Не пора ли нашей литературе перенести все-таки свое внимание с жертв обстоятельств, вроде Выкрутасова из романа А. Сегеня "Русский ураган", на "творцов катаклизмов"?


— Да разве нужно доказывать, что мораль нужна и что без нее погибель?! Известно, что могучие древние цивилизации, и римскую, и византийскую, погубили не нашествия варваров, это уже производная причина, а нашествие внутреннее — нравственное разложение как верхушки, так и демоса. У нас сейчас понятие "нравственность" склонны относить или к архаическим, отжившим свой век, или к "частным": каждый гражданин имеет право владеть совестью как особого рода собственностью, а имеет право и не владеть. Похоже, в этом больше всего и заключается "правовое государство".
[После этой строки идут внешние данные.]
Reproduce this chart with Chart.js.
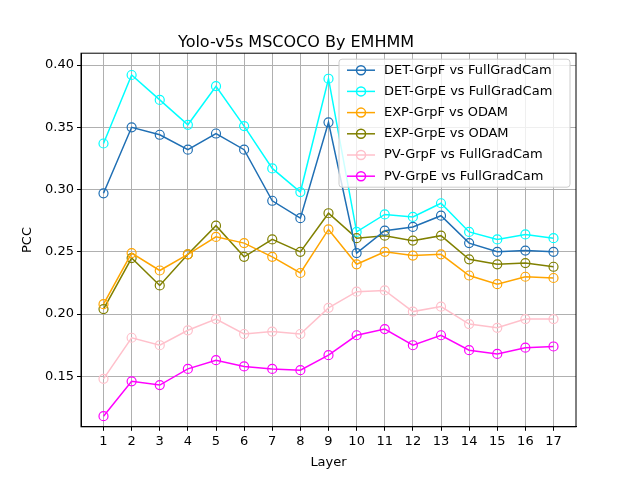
<!DOCTYPE html>
<html><head>
<script src="https://cdn.jsdelivr.net/npm/chart.js@4"></script>
<style>body{margin:0;background:#fff}</style>
</head><body>
<div style="width:640px;height:480px"><canvas id="c"></canvas></div>
<script>
// Werte
var layers = [1,2,3,4,5,6,7,8,9,10,11,12,13,14,15,16,17];
var xTicks = layers;
var yTicks = [0.15,0.20,0.25,0.30,0.35,0.40];
var detGrpF = [0.297,0.350,0.344,0.332,0.345,0.332,0.291,0.277,0.354,0.249,0.267,0.270,0.279,0.257,0.250,0.251,0.250];
var detGrpE = [0.337,0.392,0.372,0.352,0.383,0.351,0.317,0.298,0.389,0.266,0.280,0.278,0.289,0.266,0.260,0.264,0.261];
var expGrpF = [0.208,0.249,0.235,0.248,0.262,0.257,0.246,0.233,0.268,0.240,0.250,0.247,0.248,0.231,0.224,0.230,0.229];
var expGrpE = [0.204,0.245,0.223,0.248,0.271,0.246,0.260,0.250,0.281,0.261,0.263,0.259,0.263,0.244,0.240,0.241,0.238];
var pvGrpF  = [0.148,0.181,0.175,0.187,0.196,0.184,0.186,0.184,0.205,0.218,0.219,0.202,0.206,0.192,0.189,0.196,0.196];
var pvGrpE  = [0.118,0.146,0.143,0.156,0.163,0.158,0.156,0.155,0.167,0.183,0.188,0.175,0.183,0.171,0.168,0.173,0.174];

var names = ['DET-GrpF vs FullGradCam','DET-GrpE vs FullGradCam','EXP-GrpF vs ODAM','EXP-GrpE vs ODAM','PV-GrpF vs FullGradCam','PV-GrpE vs FullGradCam'];
var colors = ['#1f6fb4','#00ffff','#ffa500','#808000','#ffc0cb','#ff00ff'];
var series = [detGrpF,detGrpE,expGrpF,expGrpE,pvGrpF,pvGrpE];

var font = 'DejaVu Sans';
Chart.defaults.font.family = font;
Chart.defaults.color = '#000';

var datasets = series.map(function(s, i) {
    return {
        label: names[i],
        data: s.map(function(v, j) { return {x: layers[j], y: v}; }),
        borderColor: colors[i],
        backgroundColor: 'rgba(0,0,0,0)',
        borderWidth: 1.5,
        pointRadius: 4.5,
        pointBorderWidth: 1.2,
        pointBackgroundColor: 'rgba(0,0,0,0)'
    };
});

// Rahmen und Legende im Plotbereich oben rechts
var legendPlugin = {
    id: 'innerLegend',
    afterDraw: function(chart) {
        var ctx = chart.ctx, a = chart.chartArea;
        ctx.save();
        ctx.strokeStyle = '#000';
        ctx.lineWidth = 1;
        ctx.strokeRect(a.left, a.top, a.right - a.left, a.bottom - a.top);
        var w = 231, h = 128, x = a.right - w - 6, y = a.top + 6;
        ctx.fillStyle = 'rgba(255,255,255,0.8)';
        ctx.strokeStyle = '#ccc';
        ctx.beginPath();
        ctx.roundRect(x, y, w, h, 3);
        ctx.fill(); ctx.stroke();
        ctx.font = '13px ' + font;
        ctx.textBaseline = 'middle';
        names.forEach(function(n, i) {
            var ly = y + 11 + i * 21.2;
            ctx.strokeStyle = colors[i];
            ctx.lineWidth = 1.5;
            ctx.beginPath(); ctx.moveTo(x + 8, ly); ctx.lineTo(x + 36, ly); ctx.stroke();
            ctx.beginPath(); ctx.arc(x + 22, ly, 4.5, 0, Math.PI * 2); ctx.stroke();
            ctx.fillStyle = '#000';
            ctx.fillText(n, x + 45, ly);
        });
        ctx.restore();
    }
};

new Chart(document.getElementById('c'), {
    type: 'line',
    data: {datasets: datasets},
    plugins: [legendPlugin],
    options: {
        responsive: true,
        maintainAspectRatio: false,
        animation: false,
        layout: {padding: {left: 16, right: 64, top: 0, bottom: 8}},
        plugins: {
            legend: {display: false},
            tooltip: {enabled: false},
            title: {display: true, text: 'Yolo-v5s MSCOCO By EMHMM', font: {size: 16, weight: 'normal'}, padding: {top: 33, bottom: 1}}
        },
        scales: {
            x: {
                type: 'linear', min: 0.2, max: 17.8,
                afterBuildTicks: function(ax) { ax.ticks = xTicks.map(function(v) { return {value: v}; }); },
                grid: {color: '#b0b0b0', drawTicks: true, tickLength: 4, tickColor: '#000'},
                border: {color: '#000'},
                ticks: {font: {size: 13}, maxRotation: 0, autoSkip: false},
                title: {display: true, text: 'Layer', font: {size: 13}, padding: 2}
            },
            y: {
                min: 0.1095, max: 0.4095,
                afterBuildTicks: function(ax) { ax.ticks = yTicks.map(function(v) { return {value: v}; }); },
                afterFit: function(ax) { ax.width = 65; },
                grid: {color: '#b0b0b0', tickLength: 4, tickColor: '#000'},
                border: {color: '#000'},
                ticks: {font: {size: 13}, callback: function(v) { return v.toFixed(2); }},
                title: {display: true, text: 'PCC', font: {size: 13}}
            }
        }
    }
});
</script>
</body></html>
Относительно Выкрутасова из "Русского урагана" А. Сегеня я согласен: симпатичная жертва обстоятельств, которая этим своим положением вполне довольна. Согласен и с тем, что пришла пора — как бы не запоздала только эта пора! — откровенней говорить о виновниках наших несчастий, но первая пора литературы сейчас — посильное воспитание и закаливание человека, способного в "пиаровской" обстановке разобраться, когда его дурят и когда желают ему счастья. Эта задача осложняется тем, что требуется не просто "вдохнуть" здравый смысл, а вдохнуть с такой уверенностью, что его невозможно не принять.


— В этой связи огромную помощь должна оказать наша национально мыслящая творческая интеллигенция. Вот пример. Актер иркутского Театра народной драмы Андрей Мингалев написал слова на музыку марша "Прощание славянки", и они в исполнении Кубанского казачьего хора заставили встать участников съезда прокурорских работников и слушать марш стоя. А небывалый успех, особенно среди молодежи, фильма "Брат" и особенно "Брат-2". Это говорит о том, что русский человек еще не отчаялся в возможности восстановления справедливости. Как вы думаете, не пришла ли пора русского национального реализма? Иначе нацию не поднять... Кажется, пришло время осмыслить вековую эпоху русского национального сопротивления и дать молодежи образцы для подражания?


— Это должен быть не просто национальный реализм (он нужен, нужен, но уже в следующей форме) — нужен национальный жертвенный реализм, так бы я его назвал. Жертвенный — не в смысле покорности, Россия и без того такими жертвами завалена, а в смысле готовности отдать жизнь, но выйти из этого гнетущего положения. Посмотрите, как точно русский язык в однокоренных словах предлагает противоположный, бойцовский смысл: "отчаянный" — выходящий из круга отчаяния; "жертвенный" — возносящийся над кругом молчаливых жертв. Куда делись у нас Сусанины, Карбышевы, Матросовы, Столыпины и Гагарины? Подвиг каждого из них был настолько велик и могуч, что они навсегда должны были остаться вождями народа — когда находились последователи, которые обращали к ним народ.